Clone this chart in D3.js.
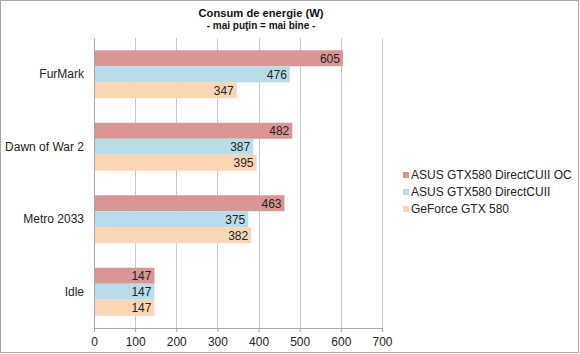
<!DOCTYPE html>
<html>
<head>
<meta charset="utf-8">
<script src="https://d3js.org/d3.v7.min.js"></script>
<style>
  body { margin: 0; background: #fff; }
  svg { font-family: Arial, "Liberation Sans", sans-serif; }
</style>
</head>
<body>
<svg id="chart" width="580" height="354"></svg>
<script>
// data
var categories = ["FurMark", "Dawn of War 2", "Metro 2033", "Idle"];
var seriesNames = ["ASUS GTX580 DirectCUII OC", "ASUS GTX580 DirectCUII", "GeForce GTX 580"];
var asusOC = [605, 482, 463, 147];
var asus = [476, 387, 375, 147];
var geforce = [347, 395, 382, 147];
var xTicks = [0, 100, 200, 300, 400, 500, 600, 700];
var colors = ["#d99694", "#b7dee8", "#fcd5b5"];

var series = [asusOC, asus, geforce];

var svg = d3.select("#chart");
var m = { left: 94, right: 198, top: 38, bottom: 26 };
var W = 580, H = 354;

// outer border
svg.append("rect")
    .attr("x", 0.5).attr("y", 0.5)
    .attr("width", W - 2).attr("height", H - 2)
    .attr("fill", "#fff").attr("stroke", "#a6a6a6");

var x = d3.scaleLinear().domain([0, 700]).range([m.left, W - m.right]);
var y0 = d3.scaleBand().domain(categories).range([m.top, H - m.bottom]).paddingInner(0.338).paddingOuter(0.169);
var y1 = d3.scaleBand().domain(d3.range(series.length)).range([0, y0.bandwidth()]);

// gridlines
svg.append("g").selectAll("line").data(xTicks.slice(1)).join("line")
    .attr("x1", d => Math.round(x(d)) + 0.5).attr("x2", d => Math.round(x(d)) + 0.5)
    .attr("y1", m.top).attr("y2", H - m.bottom)
    .attr("stroke", "#c8c8c8");

// bars
series.forEach(function (vals, si) {
  var g = svg.append("g");
  g.selectAll("rect").data(vals).join("rect")
      .attr("x", x(0))
      .attr("y", (d, i) => y0(categories[i]) + y1(si))
      .attr("width", d => x(d) - x(0))
      .attr("height", y1.bandwidth())
      .attr("fill", colors[si]);
  g.selectAll("text").data(vals).join("text")
      .attr("x", d => x(d) - 3)
      .attr("y", (d, i) => y0(categories[i]) + y1(si) + y1.bandwidth() / 2)
      .attr("dy", "0.36em")
      .attr("text-anchor", "end")
      .attr("font-size", 12)
      .attr("fill", "#222")
      .text(d => d);
});

// x axis
var xAxis = svg.append("g")
    .attr("transform", "translate(0," + (H - m.bottom) + ")")
    .call(d3.axisBottom(x).tickValues(xTicks).tickSize(4).tickPadding(5));
xAxis.select(".domain").attr("stroke", "#a6a6a6");
xAxis.selectAll(".tick line").attr("stroke", "#a6a6a6");
xAxis.selectAll("text").attr("font-size", 12).attr("fill", "#222").attr("font-family", "Arial, 'Liberation Sans', sans-serif");

// y axis
var yAxis = svg.append("g")
    .attr("transform", "translate(" + m.left + ",0)")
    .call(d3.axisLeft(y0).tickSize(0).tickPadding(10));
yAxis.select(".domain").attr("stroke", "#a6a6a6");
yAxis.selectAll("text").attr("font-size", 12).attr("fill", "#222").attr("font-family", "Arial, 'Liberation Sans', sans-serif");

// title
svg.append("text").attr("x", 261).attr("y", 17).attr("text-anchor", "middle")
    .attr("font-size", 11.2).attr("font-weight", "bold").attr("fill", "#111")
    .text("Consum de energie (W)");
svg.append("text").attr("x", 261).attr("y", 29).attr("text-anchor", "middle")
    .attr("font-size", 10).attr("font-weight", "bold").attr("fill", "#111")
    .text("- mai puţin = mai bine -");

// legend
var leg = svg.append("g").attr("transform", "translate(403,175)");
seriesNames.forEach(function (name, i) {
  leg.append("rect").attr("x", 0).attr("y", i * 17 - 3).attr("width", 6).attr("height", 6).attr("fill", colors[i]);
  leg.append("text").attr("x", 8).attr("y", i * 17).attr("dy", "0.36em")
      .attr("font-size", 12).attr("fill", "#222").text(name);
});
</script>
</body>
</html>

☆ ☆ ☆ ☆ ☆ ☆ ☆

* Stated problem: From the first line above down to the line with "var W = 580, H = 354;", reproduce every line and no others, omitting pictures.

* Solution:
Clone this chart in D3.js.
<!DOCTYPE html>
<html>
<head>
<meta charset="utf-8">
<script src="https://d3js.org/d3.v7.min.js"></script>
<style>
  body { margin: 0; background: #fff; }
  svg { font-family: Arial, "Liberation Sans", sans-serif; }
</style>
</head>
<body>
<svg id="chart" width="580" height="354"></svg>
<script>
// data
var categories = ["FurMark", "Dawn of War 2", "Metro 2033", "Idle"];
var seriesNames = ["ASUS GTX580 DirectCUII OC", "ASUS GTX580 DirectCUII", "GeForce GTX 580"];
var asusOC = [605, 482, 463, 147];
var asus = [476, 387, 375, 147];
var geforce = [347, 395, 382, 147];
var xTicks = [0, 100, 200, 300, 400, 500, 600, 700];
var colors = ["#d99694", "#b7dee8", "#fcd5b5"];

var series = [asusOC, asus, geforce];

var svg = d3.select("#chart");
var m = { left: 94, right: 198, top: 38, bottom: 26 };
var W = 580, H = 354;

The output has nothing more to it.